Added by Peter Manev over 4 years ago. Updated 9 months ago.

Status:
New
Priority:
Normal
Assignee:
Target version:
-
Effort:
Difficulty:
Label:

Description

Currently datasets can be used as :

alert dns $HOME_NET any -> any any (msg:"Blacklisted domain request"; dns_query; dataset:set,dns.blacklist,type string; sid:333; rev:1; )

but not as with "endswith"
alert dns $HOME_NET any -> any any (msg:"Blacklisted domain request"; dns_query; dataset:set,dns.blacklist,type string; endswith; sid:333; rev:1; )

while in a regular rule "endswith" for example is available for that buffer

alert dns $HOME_NET any -> any any (msg:"Blacklisted domain request"; dns_query; content:".suspicious.com"; endswith; bypass; sid:111; rev:1; )
Actions #1

Updated by Victor Julien over 4 years ago

I don't see how this could work. Datasets are essentially hash tables, where we take the buffer and use it to do a look up.

What would we look up when using endswith?

Say our buffer is 'example.com', would we first lookup 'm' and then 'om' and then 'com' and them '.com' and so on? This is not feasible.

Actions #2

Updated by Peter Manev over 4 years ago

Yes, I was fearing that it should be an exact match only. (and I was going too far :) )

As a test I was looking in particular for an easy way to use datasets to bypass/whitelist domains/dns logs as they are verbose.

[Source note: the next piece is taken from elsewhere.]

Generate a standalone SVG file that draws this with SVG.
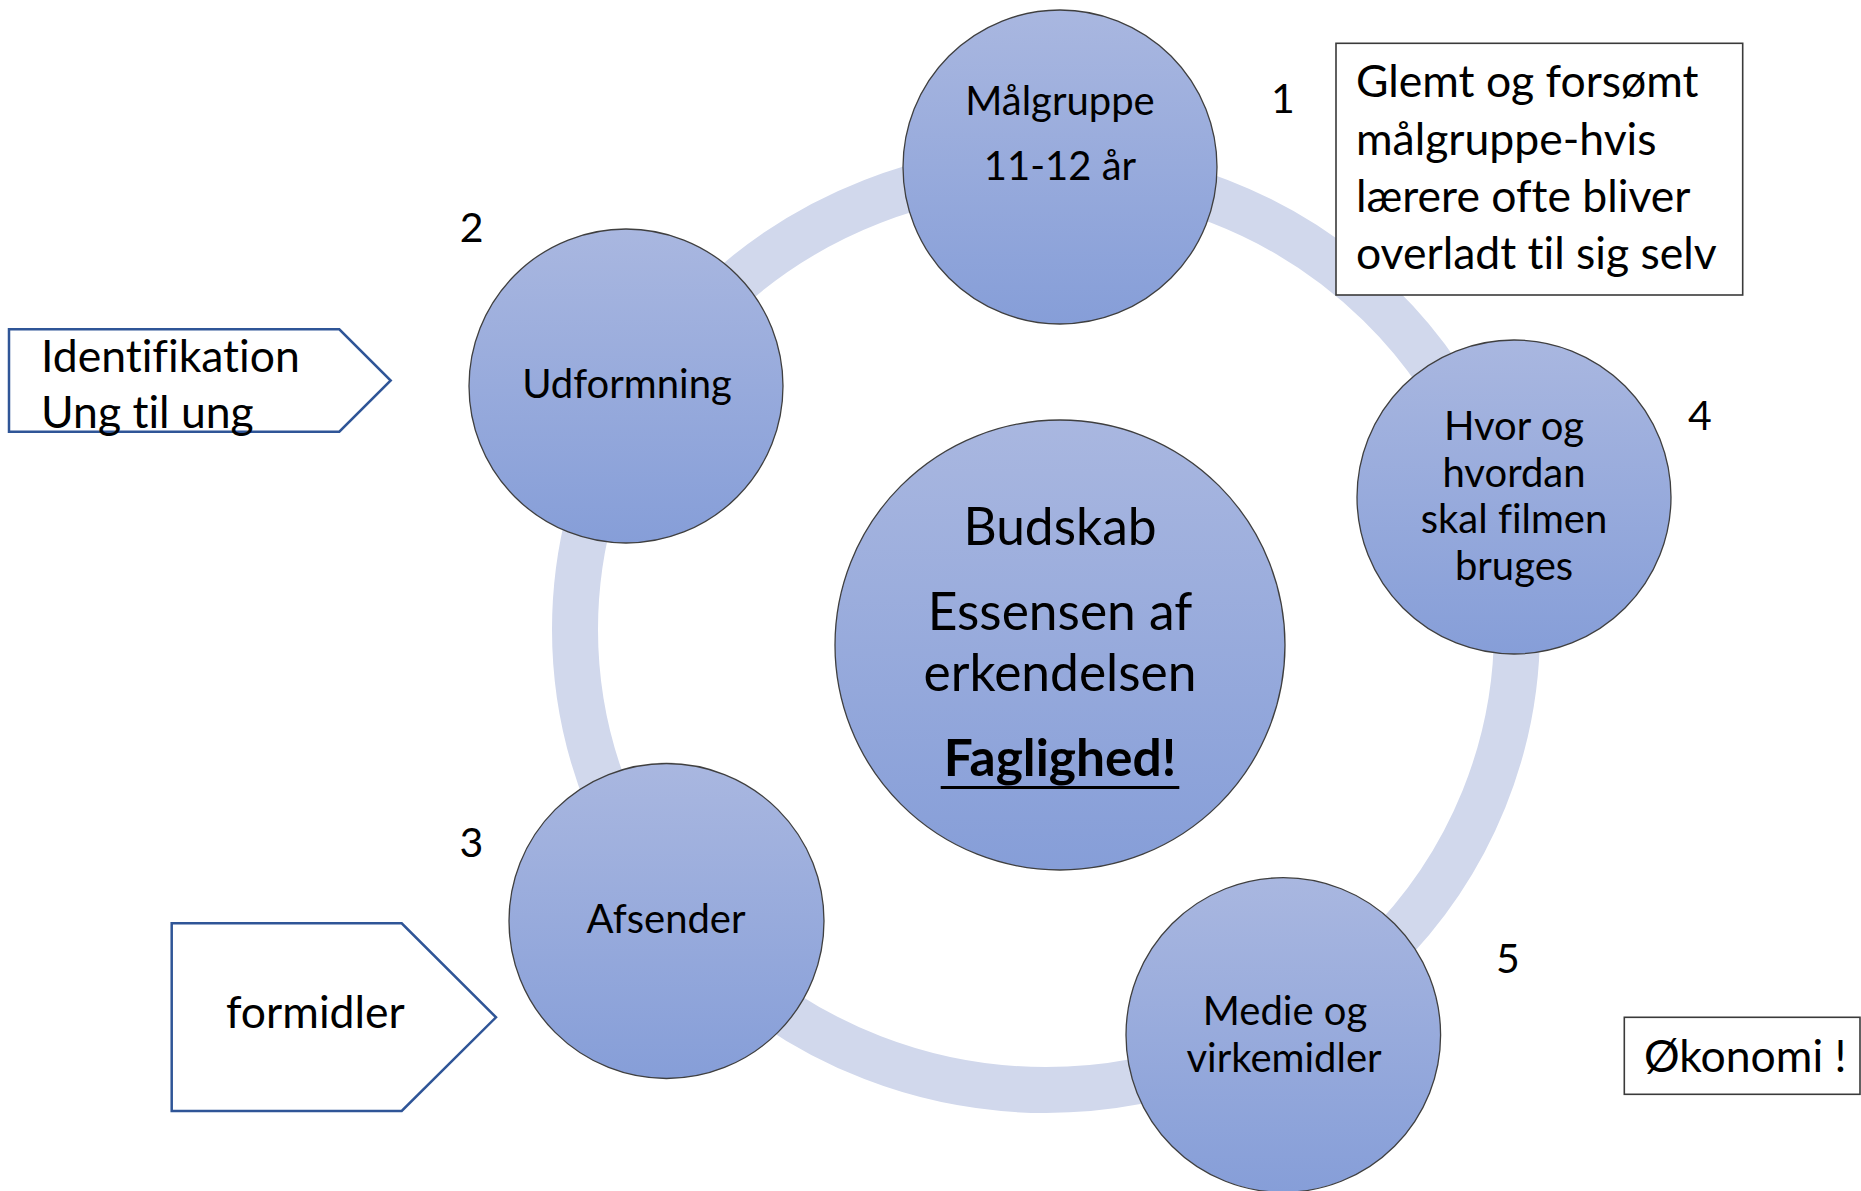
<svg xmlns="http://www.w3.org/2000/svg" width="1861" height="1191" viewBox="0 0 1861 1191">
<defs>
<linearGradient id="nodeGrad" x1="0" y1="0" x2="0" y2="1">
<stop offset="0" stop-color="#A9B7E0"/>
<stop offset="1" stop-color="#869ED8"/>
</linearGradient>
<style>
.node{fill:url(#nodeGrad);stroke:#3F3F3F;stroke-width:1.3}
.t{font-family:Lato,"Liberation Sans",sans-serif;fill:#000;font-variant-ligatures:none;font-feature-settings:"liga" 0,"clig" 0}
.c{text-anchor:middle}
.n{font-size:40px}
.b{font-size:44.5px}
.big{font-size:51.5px}
.num{font-size:41px;text-anchor:middle}
.box{fill:#fff;stroke:#3A3A3A;stroke-width:1.6}
.arrowbox{fill:#fff;stroke:#2F5597;stroke-width:2.5}
.ring{fill:none;stroke:#D1D8EC;stroke-width:46}
</style>
</defs>
<rect width="1861" height="1191" fill="#fff"/>
<g id="connectors">
<ellipse class="ring" cx="1046" cy="629.5" rx="471" ry="460.5"/>
</g>
<g id="node-budskab">
<circle class="node" cx="1060" cy="645" r="225"/>
<text class="t c big" x="1060" y="545">Budskab</text>
<text class="t c big" x="1060" y="630">Essensen af</text>
<text class="t c big" x="1060" y="691">erkendelsen</text>
<text class="t c big" x="1060" y="776" font-weight="bold" font-size="52.5">Faglighed!</text>
<line x1="940.7" y1="787.5" x2="1179.3" y2="787.5" stroke="#000" stroke-width="3.2"/>
</g>
<g id="node-malgruppe">
<circle class="node" cx="1060" cy="167" r="157"/>
<text class="t c n" x="1060" y="115">Målgruppe</text>
<text class="t c n" x="1060" y="180">11-12 år</text>
</g>
<g id="node-udformning">
<circle class="node" cx="626" cy="386" r="157"/>
<text class="t c n" x="627" y="398.3">Udformning</text>
</g>
<g id="node-afsender">
<circle class="node" cx="666.5" cy="921" r="157.5"/>
<text class="t c n" x="666" y="932.7">Afsender</text>
</g>
<g id="node-medie">
<circle class="node" cx="1283.3" cy="1035" r="157.3"/>
<text class="t c n" x="1285" y="1025">Medie og</text>
<text class="t c n" x="1284" y="1071.7">virkemidler</text>
</g>
<g id="node-hvor">
<circle class="node" cx="1514" cy="497" r="157"/>
<text class="t c n" x="1514" y="440">Hvor og</text>
<text class="t c n" x="1514" y="486.7">hvordan</text>
<text class="t c n" x="1514" y="533.3">skal filmen</text>
<text class="t c n" x="1514" y="580">bruges</text>
</g>
<g id="numbers">
<text class="t num" x="1283" y="113">1</text>
<text class="t num" x="471.7" y="241.7">2</text>
<text class="t num" x="471.5" y="857">3</text>
<text class="t num" x="1700" y="430">4</text>
<text class="t num" x="1508" y="973">5</text>
</g>
<g id="note-glemt">
<rect class="box" x="1336" y="43.3" width="406.7" height="251.7"/>
<text class="t b" x="1356" y="97">Glemt og forsømt</text>
<text class="t b" x="1356" y="154.5">målgruppe-hvis</text>
<text class="t b" x="1356" y="212">lærere ofte bliver</text>
<text class="t b" x="1356" y="269">overladt til sig selv</text>
</g>
<g id="note-identifikation">
<polygon class="arrowbox" points="9,329.3 339.3,329.3 390.7,380.5 339.3,431.7 9,431.7"/>
<text class="t b" x="41" y="371.7">Identifikation</text>
<text class="t b" x="41" y="428.3">Ung til ung</text>
</g>
<g id="note-formidler">
<polygon class="arrowbox" points="171.7,923.3 401.7,923.3 496,1017.3 401.7,1111 171.7,1111"/>
<text class="t b" x="226" y="1028.3" font-size="45.5">formidler</text>
</g>
<g id="note-okonomi">
<rect class="box" x="1624.3" y="1017.3" width="235.7" height="77"/>
<text class="t b" x="1644" y="1071.7">Økonomi !</text>
</g>
</svg>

So as a test example every dns query that ends on “.windowsupdate.com” or “.microsoft.com” or “.mylocalad.net” .

There are other ways to do it for sure (on the tap device/broker or) like when processing logs etc... but since suricata is the first to see it was thinking it would be the earliest point to drop it for example which makes it more efficient to the full chain of processing/ingesting logs.

How do we do it currently if the rule says:

content:”.example.com”; endswith;
?

Actions #3

Updated by Philippe Antoine 10 months ago

  • Assignee set to OISF Dev

Are datasets really hash tables ?
I thought they were a big list, sometimes of hashes, sometimes of strings (base64-encoded)

In the last case, this should be feasible...

Actions #4

Updated by Victor Julien 9 months ago

Currently they are hash tables for exact lookups.